Where datathere fits
datathere uses AI schema mapping as the entry point to a full integration workflow. The platform reads the source, drafts the mapping, drafts the transformations, proposes the quality rules, and surfaces the reasoning behind each decision. A human reviews and certifies. The pipeline then runs on deterministic code in production.
The source can be a SaaS API, a database, a file, or a feed with no documentation. Schema is learned from the data, not configured in advance.
FAQ
Is AI schema mapping accurate?
Accuracy depends on the source data, the destination schema, and the domain. For schemas with recognizable field names and sample data, AI produces high-confidence drafts on most fields. For highly domain-specific schemas without clear naming patterns, AI needs more human review. The measurable metric is not raw accuracy but how much review time the AI saves versus manual mapping.
Can AI schema mapping handle nested data?
Yes. Modern AI mapping tools handle JSON and XML structures with nested objects, arrays, and hierarchical relationships. The mapping can flatten nested source structures into flat destination columns, or restructure flat sources into nested destinations.
How does AI mapping handle fields the destination does not need?
Unmapped source fields are ignored by default. Some tools flag them for review in case they contain data the user wants to capture.

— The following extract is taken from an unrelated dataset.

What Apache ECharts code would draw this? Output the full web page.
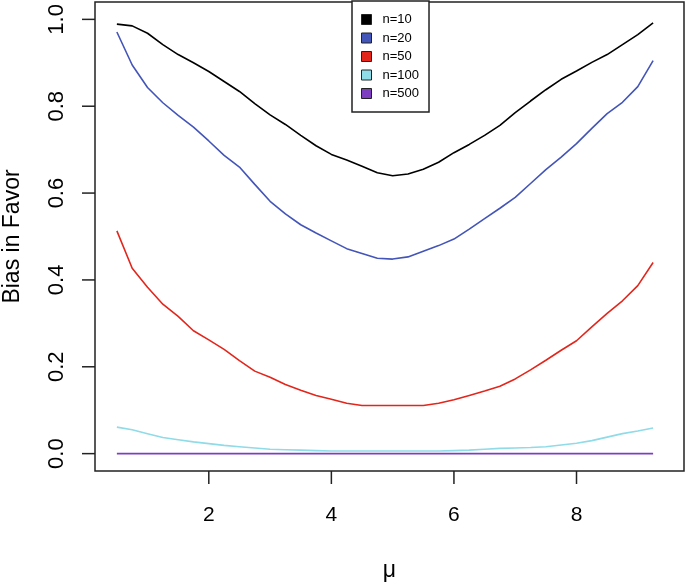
<!DOCTYPE html>
<html>
<head>
<meta charset="utf-8">
<script src="https://cdn.jsdelivr.net/npm/echarts@6/dist/echarts.min.js"></script>
<style>
  html, body { margin: 0; padding: 0; background: #fff; }
  #chart { width: 685px; height: 582px; }
</style>
</head>
<body>
<div id="chart"></div>
<script>
var mu = [0.5, 0.75, 1, 1.25, 1.5, 1.75, 2, 2.25, 2.5, 2.75, 3, 3.25, 3.5, 3.75, 4, 4.25, 4.5, 4.75,
          5, 5.25, 5.5, 5.75, 6, 6.25, 6.5, 6.75, 7, 7.25, 7.5, 7.75, 8, 8.25, 8.5, 8.75, 9, 9.25];

var n10 = [0.989, 0.985, 0.968, 0.942, 0.919, 0.900, 0.880, 0.857, 0.834, 0.806, 0.780, 0.758, 0.733, 0.709, 0.689, 0.676, 0.662, 0.647,
           0.640, 0.644, 0.655, 0.671, 0.693, 0.712, 0.733, 0.756, 0.785, 0.812, 0.838, 0.862, 0.881, 0.901, 0.919, 0.942, 0.965, 0.992];
var n20 = [0.971, 0.895, 0.843, 0.808, 0.779, 0.752, 0.720, 0.687, 0.660, 0.620, 0.581, 0.552, 0.527, 0.508, 0.490, 0.472, 0.461, 0.450,
           0.448, 0.453, 0.466, 0.479, 0.494, 0.517, 0.541, 0.565, 0.590, 0.622, 0.654, 0.683, 0.714, 0.749, 0.783, 0.809, 0.845, 0.905];
var n50 = [0.513, 0.427, 0.383, 0.344, 0.316, 0.283, 0.262, 0.240, 0.214, 0.190, 0.176, 0.159, 0.146, 0.134, 0.125, 0.116, 0.111, 0.111,
           0.111, 0.111, 0.111, 0.116, 0.124, 0.134, 0.144, 0.155, 0.172, 0.193, 0.215, 0.238, 0.260, 0.292, 0.323, 0.352, 0.387, 0.440];
var n100 = [0.061, 0.055, 0.046, 0.037, 0.032, 0.027, 0.023, 0.019, 0.016, 0.013, 0.010, 0.009, 0.008, 0.007, 0.006, 0.006, 0.006, 0.006,
            0.006, 0.006, 0.006, 0.006, 0.007, 0.008, 0.010, 0.012, 0.013, 0.014, 0.016, 0.020, 0.024, 0.030, 0.038, 0.046, 0.052, 0.059];
var n500 = [0, 0, 0, 0, 0, 0, 0, 0, 0, 0, 0, 0, 0, 0, 0, 0, 0, 0,
            0, 0, 0, 0, 0, 0, 0, 0, 0, 0, 0, 0, 0, 0, 0, 0, 0, 0];

var seriesNames = ["n=10", "n=20", "n=50", "n=100", "n=500"];
var seriesColors = ["#000000", "#4355b9", "#e3261c", "#8fdbe8", "#7d3fc0"];
var xTicks = [2, 4, 6, 8];
var yTicks = [0, 0.2, 0.4, 0.6, 0.8, 1.0];

// R-style plot box (data range padded by 4%)
var boxX = [0.143, 9.754];
var boxY = [-0.04, 1.04];

var font = "Liberation Sans";

function pairs(ys) {
    var out = [];
    for (var i = 0; i < mu.length; i++) {
        out.push([mu[i], ys[i]]);
    }
    return out;
}

var chart = echarts.init(document.getElementById("chart"));

var allValues = [n10, n20, n50, n100, n500];
var series = [];
for (var k = 0; k < seriesNames.length; k++) {
    series.push({
        name: seriesNames[k],
        type: 'line',
        data: pairs(allValues[k]),
        showSymbol: false,
        color: seriesColors[k],
        lineStyle: {width: 1.6, color: seriesColors[k]},
        z: 3
    });
}

chart.setOption({
    animation: false,
    backgroundColor: '#fff',
    textStyle: {fontFamily: font},
    tooltip: {show: false},
    grid: {
        left: 95,
        right: 1,
        top: 2,
        bottom: 111,
        show: true,
        borderColor: '#222',
        borderWidth: 1.5,
        outerBoundsMode: 'none'
    },
    legend: {
        orient: 'vertical',
        left: 352,
        top: 1,
        icon: 'rect',
        itemWidth: 10,
        itemHeight: 10,
        itemGap: 5.5,
        padding: [12, 10, 12, 9],
        borderColor: '#222',
        borderWidth: 1.5,
        backgroundColor: '#fff',
        itemStyle: {borderColor: '#222', borderWidth: 1},
        textStyle: {
            fontFamily: font,
            fontSize: 13,
            lineHeight: 12,
            color: '#000',
            padding: [0, 0, 0, 6]
        },
        data: seriesNames,
        z: 10
    },
    xAxis: {
        type: 'value',
        min: boxX[0],
        max: boxX[1],
        name: 'μ',
        nameLocation: 'middle',
        nameGap: 88,
        nameTextStyle: {fontFamily: font, fontSize: 23, color: '#000'},
        axisLine: {show: false, onZero: false},
        axisTick: {show: false},
        axisLabel: {
            customValues: xTicks,
            fontFamily: font,
            fontSize: 21,
            color: '#000',
            margin: 34
        },
        splitLine: {show: false}
    },
    yAxis: {
        type: 'value',
        min: boxY[0],
        max: boxY[1],
        name: 'Bias in Favor',
        nameLocation: 'middle',
        nameRotate: 90,
        nameGap: 71,
        nameTextStyle: {fontFamily: font, fontSize: 23, color: '#000'},
        axisLine: {show: false, onZero: false},
        axisTick: {show: false},
        axisLabel: {
            customValues: yTicks,
            rotate: 90,
            fontFamily: font,
            fontSize: 22,
            color: '#000',
            margin: 27,
            formatter: function (v) {
                return v.toFixed(1);
            }
        },
        splitLine: {show: false}
    },
    series: series
});

// outward tick marks, placed through the axis scales after layout
var tickMarks = [];
xTicks.forEach(function (t) {
    var p = chart.convertToPixel({gridIndex: 0}, [t, boxY[0]]);
    tickMarks.push({
        type: 'line',
        z: 100,
        silent: true,
        shape: {x1: p[0], y1: p[1], x2: p[0], y2: p[1] + 13},
        style: {stroke: '#222', lineWidth: 1.5}
    });
});
yTicks.forEach(function (t) {
    var p = chart.convertToPixel({gridIndex: 0}, [boxX[0], t]);
    tickMarks.push({
        type: 'line',
        z: 100,
        silent: true,
        shape: {x1: p[0] - 13, y1: p[1], x2: p[0], y2: p[1]},
        style: {stroke: '#222', lineWidth: 1.5}
    });
});
chart.setOption({graphic: tickMarks});
</script>
</body>
</html>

The decision to drop, retain, or pipe unused fields into a catch-all column is part of the mapping configuration.
What happens when the source schema changes?
Well-designed AI mapping platforms detect schema changes, propose updates to the affected mappings, and route the changes through the same review process. Pipelines continue running on the old mapping until the new one is certified. This avoids silent data corruption when a partner renames a column.
Is AI schema mapping the same as AI data mapping?
They are often used interchangeably. “AI schema mapping” emphasizes the field-level correspondence problem. “AI data mapping” usually covers the broader workflow, including transformations, quality rules, and sometimes joins across multiple sources. The underlying AI work is similar.